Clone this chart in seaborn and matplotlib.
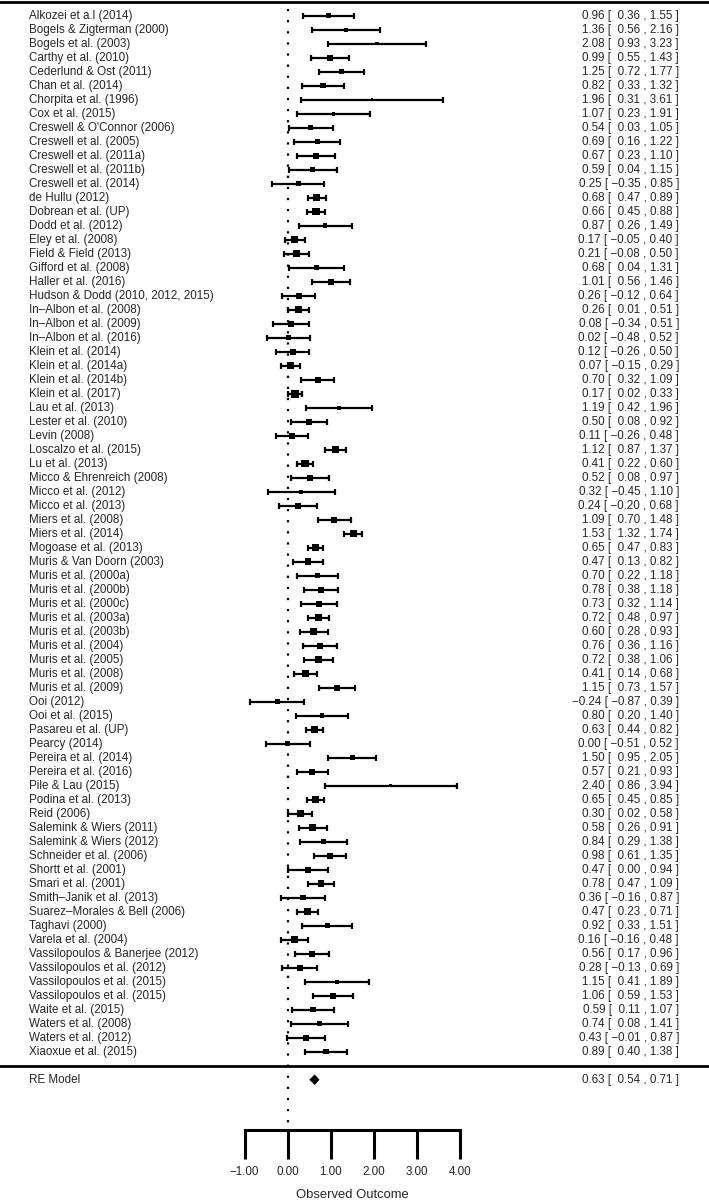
import numpy as np
import pandas as pd
import seaborn as sns
import matplotlib.pyplot as plt

# Study-level effect sizes (estimate and 95% CI)
studies = [
    "Alkozei et a.l (2014)", "Bogels & Zigterman (2000)", "Bogels et al. (2003)",
    "Carthy et al. (2010)", "Cederlund & Ost (2011)", "Chan et al. (2014)",
    "Chorpita et al. (1996)", "Cox et al. (2015)", "Creswell & O'Connor (2006)",
    "Creswell et al. (2005)", "Creswell et al. (2011a)", "Creswell et al. (2011b)",
    "Creswell et al. (2014)", "de Hullu (2012)", "Dobrean et al. (UP)",
    "Dodd et al. (2012)", "Eley et al. (2008)", "Field & Field (2013)",
    "Gifford et al. (2008)", "Haller et al. (2016)", "Hudson & Dodd (2010, 2012, 2015)",
    "In–Albon et al. (2008)", "In–Albon et al. (2009)", "In–Albon et al. (2016)",
    "Klein et al. (2014)", "Klein et al. (2014a)", "Klein et al. (2014b)",
    "Klein et al. (2017)", "Lau et al. (2013)", "Lester et al. (2010)",
    "Levin (2008)", "Loscalzo et al. (2015)", "Lu et al. (2013)",
    "Micco & Ehrenreich (2008)", "Micco et al. (2012)", "Micco et al. (2013)",
    "Miers et al. (2008)", "Miers et al. (2014)", "Mogoase et al. (2013)",
    "Muris & Van Doorn (2003)", "Muris et al. (2000a)", "Muris et al. (2000b)",
    "Muris et al. (2000c)", "Muris et al. (2003a)", "Muris et al. (2003b)",
    "Muris et al. (2004)", "Muris et al. (2005)", "Muris et al. (2008)",
    "Muris et al. (2009)", "Ooi (2012)", "Ooi et al. (2015)",
    "Pasareu et al. (UP)", "Pearcy (2014)", "Pereira et al. (2014)",
    "Pereira et al. (2016)", "Pile & Lau (2015)", "Podina et al. (2013)",
    "Reid (2006)", "Salemink & Wiers (2011)", "Salemink & Wiers (2012)",
    "Schneider et al. (2006)", "Shortt et al. (2001)", "Smari et al. (2001)",
    "Smith–Janik et al. (2013)", "Suarez–Morales & Bell (2006)", "Taghavi (2000)",
    "Varela et al. (2004)", "Vassilopoulos & Banerjee (2012)", "Vassilopoulos et al. (2012)",
    "Vassilopoulos et al. (2015)", "Vassilopoulos et al. (2015)", "Waite et al. (2015)",
    "Waters et al. (2008)", "Waters et al. (2012)", "Xiaoxue et al. (2015)",
]

estimate = [
    0.96, 1.36, 2.08, 0.99, 1.25, 0.82, 1.96, 1.07, 0.54, 0.69,
    0.67, 0.59, 0.25, 0.68, 0.66, 0.87, 0.17, 0.21, 0.68, 1.01,
    0.26, 0.26, 0.08, 0.02, 0.12, 0.07, 0.70, 0.17, 1.19, 0.50,
    0.11, 1.12, 0.41, 0.52, 0.32, 0.24, 1.09, 1.53, 0.65, 0.47,
    0.70, 0.78, 0.73, 0.72, 0.60, 0.76, 0.72, 0.41, 1.15, -0.24,
    0.80, 0.63, 0.00, 1.50, 0.57, 2.40, 0.65, 0.30, 0.58, 0.84,
    0.98, 0.47, 0.78, 0.36, 0.47, 0.92, 0.16, 0.56, 0.28, 1.15,
    1.06, 0.59, 0.74, 0.43, 0.89,
]

ci_lower = [
    0.36, 0.56, 0.93, 0.55, 0.72, 0.33, 0.31, 0.23, 0.03, 0.16,
    0.23, 0.04, -0.35, 0.47, 0.45, 0.26, -0.05, -0.08, 0.04, 0.56,
    -0.12, 0.01, -0.34, -0.48, -0.26, -0.15, 0.32, 0.02, 0.42, 0.08,
    -0.26, 0.87, 0.22, 0.08, -0.45, -0.20, 0.70, 1.32, 0.47, 0.13,
    0.22, 0.38, 0.32, 0.48, 0.28, 0.36, 0.38, 0.14, 0.73, -0.87,
    0.20, 0.44, -0.51, 0.95, 0.21, 0.86, 0.45, 0.02, 0.26, 0.29,
    0.61, 0.00, 0.47, -0.16, 0.23, 0.33, -0.16, 0.17, -0.13, 0.41,
    0.59, 0.11, 0.08, -0.01, 0.40,
]

ci_upper = [
    1.55, 2.16, 3.23, 1.43, 1.77, 1.32, 3.61, 1.91, 1.05, 1.22,
    1.10, 1.15, 0.85, 0.89, 0.88, 1.49, 0.40, 0.50, 1.31, 1.46,
    0.64, 0.51, 0.51, 0.52, 0.50, 0.29, 1.09, 0.33, 1.96, 0.92,
    0.48, 1.37, 0.60, 0.97, 1.10, 0.68, 1.48, 1.74, 0.83, 0.82,
    1.18, 1.18, 1.14, 0.97, 0.93, 1.16, 1.06, 0.68, 1.57, 0.39,
    1.40, 0.82, 0.52, 2.05, 0.93, 3.94, 0.85, 0.58, 0.91, 1.38,
    1.35, 0.94, 1.09, 0.87, 0.71, 1.51, 0.48, 0.96, 0.69, 1.89,
    1.53, 1.07, 1.41, 0.87, 1.38,
]

# Pooled random-effects estimate
re_label = "RE Model"
re_estimate = 0.63
re_lower = 0.54
re_upper = 0.71

x_ticks = [-1, 0, 1, 2, 3, 4]
x_tick_labels = ["−1.00", "0.00", "1.00", "2.00", "3.00", "4.00"]
x_title = "Observed Outcome"


def fmt_ci(est, lb, ub):
    s = f"{est:.2f} [ {lb:5.2f} , {ub:.2f} ]"
    return s.replace("-", "−")


sns.set_theme(style="white")
plt.rcParams["font.family"] = ["Liberation Sans", "DejaVu Sans"]
FS = 8.4

k = len(studies)
df = pd.DataFrame({"study": studies, "est": estimate, "lb": ci_lower, "ub": ci_upper})
df["row"] = np.arange(k, 0, -1)

# point size follows the model weights (metafor style, 0.5 - 1.5)
se = (df["ub"] - df["lb"]) / (2 * 1.96)
w = 1 / (se ** 2 + 0.08)
psize = 0.5 + (w - w.min()) / (w.max() - w.min())
df["area"] = (psize * 3.7) ** 2

fig = plt.figure(figsize=(7.09, 12), dpi=100)
ax = fig.add_axes([0, 0, 1, 1])
ax.set_xlim(-6.686, 9.80)
ax.set_ylim(-9.59, 76.12)
ax.axis("off")

# reference line at zero
ax.plot([0, 0], [75.48, -4.1], color="black", lw=1.6, linestyle=(0, (1, 4)))

# confidence intervals
ax.errorbar(
    df["est"], df["row"],
    xerr=[df["est"] - df["lb"], df["ub"] - df["est"]],
    fmt="none", ecolor="black", elinewidth=1.6, capsize=2.4, capthick=1.6,
)

# squares
sns.scatterplot(
    data=df, x="est", y="row",
    size="area", sizes=(df["area"].min(), df["area"].max()),
    marker="s", color="black", linewidth=0, legend=False, ax=ax, zorder=3,
)

# study labels and numbers
for _, r in df.iterrows():
    ax.text(-6.012, r["row"], r["study"], ha="left", va="center", fontsize=FS)
    ax.text(9.105, r["row"], fmt_ci(r["est"], r["lb"], r["ub"]),
            ha="right", va="center", fontsize=FS)

# horizontal rules
ax.axhline(k + 1, color="black", lw=2)
ax.axhline(0, color="black", lw=2)

# pooled estimate diamond
h = 0.27
ax.fill([re_lower, re_estimate, re_upper, re_estimate],
        [-1, -1 + h, -1, -1 - h], facecolor="black", edgecolor="black", lw=1.5)
ax.text(-6.012, -1, re_label, ha="left", va="center", fontsize=FS)
ax.text(9.105, -1, fmt_ci(re_estimate, re_lower, re_upper),
        ha="right", va="center", fontsize=FS)

# x axis
ax.plot([x_ticks[0], x_ticks[-1]], [-4.59, -4.59], color="black", lw=2.2,
        solid_capstyle="projecting")
ax.vlines(x_ticks, -6.69, -4.59, color="black", lw=2.2)
for t, lab in zip(x_ticks, x_tick_labels):
    ax.text(t, -7.57, lab, ha="center", va="center", fontsize=FS)
ax.text(np.mean([x_ticks[0], x_ticks[-1]]), -9.2, x_title,
        ha="center", va="center", fontsize=9.4)

fig.savefig("out.png", dpi=100)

Given request – Return the material line for line, from its beginning to the line that contains "import matplotlib.pyplot as plt", with the pictures left out.

Written response –
Clone this chart in seaborn and matplotlib.
import numpy as np
import pandas as pd
import seaborn as sns
import matplotlib.pyplot as plt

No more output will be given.